— start of Supplied material —

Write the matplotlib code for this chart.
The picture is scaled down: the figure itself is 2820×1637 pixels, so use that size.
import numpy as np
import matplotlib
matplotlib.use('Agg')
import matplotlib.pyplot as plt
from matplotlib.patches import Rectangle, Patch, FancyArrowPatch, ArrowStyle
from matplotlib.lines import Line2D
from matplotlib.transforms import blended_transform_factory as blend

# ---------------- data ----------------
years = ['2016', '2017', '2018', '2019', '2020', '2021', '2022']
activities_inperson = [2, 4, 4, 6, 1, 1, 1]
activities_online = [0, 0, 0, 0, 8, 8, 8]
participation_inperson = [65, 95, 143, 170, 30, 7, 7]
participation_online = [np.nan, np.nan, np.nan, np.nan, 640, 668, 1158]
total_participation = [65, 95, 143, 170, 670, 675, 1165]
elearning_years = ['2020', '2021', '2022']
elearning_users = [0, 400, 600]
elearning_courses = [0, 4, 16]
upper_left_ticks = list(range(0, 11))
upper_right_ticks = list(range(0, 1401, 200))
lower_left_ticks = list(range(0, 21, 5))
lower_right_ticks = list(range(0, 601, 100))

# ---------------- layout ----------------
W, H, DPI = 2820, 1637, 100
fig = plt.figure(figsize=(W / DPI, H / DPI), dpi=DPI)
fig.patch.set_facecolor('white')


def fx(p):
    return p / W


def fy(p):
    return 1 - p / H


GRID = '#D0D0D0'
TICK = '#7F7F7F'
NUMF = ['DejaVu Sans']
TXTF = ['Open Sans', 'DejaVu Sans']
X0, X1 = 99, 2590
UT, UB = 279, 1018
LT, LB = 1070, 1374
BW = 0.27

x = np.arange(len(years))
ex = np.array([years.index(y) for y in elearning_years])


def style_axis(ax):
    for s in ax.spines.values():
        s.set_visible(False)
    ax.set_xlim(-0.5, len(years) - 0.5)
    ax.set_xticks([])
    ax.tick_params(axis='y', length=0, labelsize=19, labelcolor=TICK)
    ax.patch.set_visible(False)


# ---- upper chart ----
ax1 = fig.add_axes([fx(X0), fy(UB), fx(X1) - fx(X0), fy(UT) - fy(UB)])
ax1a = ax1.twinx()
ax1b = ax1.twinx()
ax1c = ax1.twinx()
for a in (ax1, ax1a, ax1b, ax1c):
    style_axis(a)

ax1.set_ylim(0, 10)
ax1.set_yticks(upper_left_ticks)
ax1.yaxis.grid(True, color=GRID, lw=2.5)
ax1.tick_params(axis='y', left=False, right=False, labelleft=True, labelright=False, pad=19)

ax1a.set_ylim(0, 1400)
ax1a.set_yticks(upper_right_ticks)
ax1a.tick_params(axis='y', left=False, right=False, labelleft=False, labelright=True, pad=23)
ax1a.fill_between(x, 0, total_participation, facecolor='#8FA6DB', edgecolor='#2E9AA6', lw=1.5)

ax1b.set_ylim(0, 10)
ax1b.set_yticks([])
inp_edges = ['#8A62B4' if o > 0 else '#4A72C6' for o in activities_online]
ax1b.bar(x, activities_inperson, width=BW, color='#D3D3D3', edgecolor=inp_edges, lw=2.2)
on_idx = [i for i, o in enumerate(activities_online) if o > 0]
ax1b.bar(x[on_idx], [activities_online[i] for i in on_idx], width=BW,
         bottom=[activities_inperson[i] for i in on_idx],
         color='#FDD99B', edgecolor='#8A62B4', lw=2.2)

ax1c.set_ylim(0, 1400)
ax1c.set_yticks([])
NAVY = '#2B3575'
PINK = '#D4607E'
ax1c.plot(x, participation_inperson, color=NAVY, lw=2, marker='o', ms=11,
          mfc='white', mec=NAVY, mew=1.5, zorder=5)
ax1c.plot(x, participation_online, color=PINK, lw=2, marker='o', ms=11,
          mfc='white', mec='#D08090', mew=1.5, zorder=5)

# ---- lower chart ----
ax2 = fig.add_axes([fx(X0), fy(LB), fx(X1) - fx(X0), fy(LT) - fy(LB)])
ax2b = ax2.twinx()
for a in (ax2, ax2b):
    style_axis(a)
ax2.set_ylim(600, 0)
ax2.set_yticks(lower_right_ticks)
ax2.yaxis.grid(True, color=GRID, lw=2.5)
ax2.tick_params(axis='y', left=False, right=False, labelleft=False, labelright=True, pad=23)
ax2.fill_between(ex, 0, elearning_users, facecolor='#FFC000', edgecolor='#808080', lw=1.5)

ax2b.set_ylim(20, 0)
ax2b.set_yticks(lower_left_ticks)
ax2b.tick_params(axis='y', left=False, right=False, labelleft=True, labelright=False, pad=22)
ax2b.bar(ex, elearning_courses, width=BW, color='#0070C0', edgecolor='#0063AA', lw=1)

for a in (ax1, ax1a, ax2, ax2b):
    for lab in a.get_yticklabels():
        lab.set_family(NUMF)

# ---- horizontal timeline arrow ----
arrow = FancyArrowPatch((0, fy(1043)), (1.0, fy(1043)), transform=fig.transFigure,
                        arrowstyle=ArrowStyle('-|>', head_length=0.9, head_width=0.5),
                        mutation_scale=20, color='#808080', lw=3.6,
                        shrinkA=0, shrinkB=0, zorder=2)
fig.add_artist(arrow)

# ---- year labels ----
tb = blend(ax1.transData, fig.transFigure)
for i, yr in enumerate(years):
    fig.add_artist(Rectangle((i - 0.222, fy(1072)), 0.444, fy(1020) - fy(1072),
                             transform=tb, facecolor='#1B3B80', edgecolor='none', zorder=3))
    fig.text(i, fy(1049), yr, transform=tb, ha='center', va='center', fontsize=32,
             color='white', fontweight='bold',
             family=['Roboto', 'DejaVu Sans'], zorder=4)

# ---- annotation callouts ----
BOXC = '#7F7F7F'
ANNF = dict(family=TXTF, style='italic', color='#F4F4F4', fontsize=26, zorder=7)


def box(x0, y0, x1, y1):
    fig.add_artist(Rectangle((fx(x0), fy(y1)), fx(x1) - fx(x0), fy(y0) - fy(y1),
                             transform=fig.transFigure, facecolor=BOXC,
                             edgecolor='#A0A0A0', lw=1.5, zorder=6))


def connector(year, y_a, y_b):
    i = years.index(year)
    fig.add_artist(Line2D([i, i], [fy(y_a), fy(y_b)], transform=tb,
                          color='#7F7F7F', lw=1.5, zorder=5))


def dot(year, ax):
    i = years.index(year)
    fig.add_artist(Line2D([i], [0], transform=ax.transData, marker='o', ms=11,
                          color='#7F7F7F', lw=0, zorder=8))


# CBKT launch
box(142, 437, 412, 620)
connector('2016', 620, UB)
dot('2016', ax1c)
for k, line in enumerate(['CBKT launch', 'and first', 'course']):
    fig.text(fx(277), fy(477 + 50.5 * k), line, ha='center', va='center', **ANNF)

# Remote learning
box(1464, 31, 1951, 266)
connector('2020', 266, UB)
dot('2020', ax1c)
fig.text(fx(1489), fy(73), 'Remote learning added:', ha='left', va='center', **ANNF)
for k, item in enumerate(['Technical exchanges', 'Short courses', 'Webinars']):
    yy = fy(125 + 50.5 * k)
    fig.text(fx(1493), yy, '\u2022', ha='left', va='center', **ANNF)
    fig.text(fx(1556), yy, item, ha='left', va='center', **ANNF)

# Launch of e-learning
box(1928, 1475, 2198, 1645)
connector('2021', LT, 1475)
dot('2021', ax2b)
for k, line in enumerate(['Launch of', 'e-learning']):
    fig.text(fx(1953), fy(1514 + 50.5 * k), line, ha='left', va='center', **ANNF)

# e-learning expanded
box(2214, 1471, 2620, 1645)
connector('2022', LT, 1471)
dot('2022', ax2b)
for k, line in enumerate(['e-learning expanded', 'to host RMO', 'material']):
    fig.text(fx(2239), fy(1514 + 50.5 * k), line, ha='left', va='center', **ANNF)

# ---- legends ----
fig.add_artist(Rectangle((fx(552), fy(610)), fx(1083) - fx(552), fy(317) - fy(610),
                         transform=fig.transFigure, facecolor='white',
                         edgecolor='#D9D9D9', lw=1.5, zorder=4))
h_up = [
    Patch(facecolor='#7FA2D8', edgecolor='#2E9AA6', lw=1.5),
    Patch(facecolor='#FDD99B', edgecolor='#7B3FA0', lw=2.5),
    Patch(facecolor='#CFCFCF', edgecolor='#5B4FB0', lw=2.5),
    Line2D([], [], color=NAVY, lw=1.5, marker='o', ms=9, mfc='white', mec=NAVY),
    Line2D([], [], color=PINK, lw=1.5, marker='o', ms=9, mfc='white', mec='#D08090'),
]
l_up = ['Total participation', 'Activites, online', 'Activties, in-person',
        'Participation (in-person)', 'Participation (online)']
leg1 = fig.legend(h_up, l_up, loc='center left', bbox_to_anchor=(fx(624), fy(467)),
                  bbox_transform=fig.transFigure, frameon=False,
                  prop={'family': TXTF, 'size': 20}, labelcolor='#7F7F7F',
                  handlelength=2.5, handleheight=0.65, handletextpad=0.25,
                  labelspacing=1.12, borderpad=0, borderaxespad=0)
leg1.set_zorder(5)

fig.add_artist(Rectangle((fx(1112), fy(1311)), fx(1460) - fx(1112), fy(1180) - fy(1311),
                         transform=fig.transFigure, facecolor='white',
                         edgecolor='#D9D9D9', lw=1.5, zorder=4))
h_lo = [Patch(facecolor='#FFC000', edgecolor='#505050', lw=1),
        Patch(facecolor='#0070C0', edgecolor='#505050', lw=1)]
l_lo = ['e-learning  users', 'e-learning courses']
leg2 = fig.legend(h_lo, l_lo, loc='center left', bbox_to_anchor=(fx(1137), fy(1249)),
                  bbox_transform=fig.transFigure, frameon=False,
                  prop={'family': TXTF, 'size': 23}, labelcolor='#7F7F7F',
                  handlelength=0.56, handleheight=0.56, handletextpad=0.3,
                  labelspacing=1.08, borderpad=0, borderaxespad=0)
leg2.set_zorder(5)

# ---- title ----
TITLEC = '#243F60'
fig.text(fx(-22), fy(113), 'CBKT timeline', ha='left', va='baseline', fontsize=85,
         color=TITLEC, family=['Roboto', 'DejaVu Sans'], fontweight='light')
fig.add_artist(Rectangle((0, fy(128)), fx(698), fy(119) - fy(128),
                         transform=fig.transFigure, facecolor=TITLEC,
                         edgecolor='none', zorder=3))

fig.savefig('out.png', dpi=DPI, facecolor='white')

— end of Supplied material —

# Exercise directions
Print exactly the run of lines that starts at the line with "The picture is" and ends at the line with "from matplotlib.transforms import". Leave out every other line.

# Exercise result
The picture is scaled down: the figure itself is 2820×1637 pixels, so use that size.
import numpy as np
import matplotlib
matplotlib.use('Agg')
import matplotlib.pyplot as plt
from matplotlib.patches import Rectangle, Patch, FancyArrowPatch, ArrowStyle
from matplotlib.lines import Line2D
from matplotlib.transforms import blended_transform_factory as blend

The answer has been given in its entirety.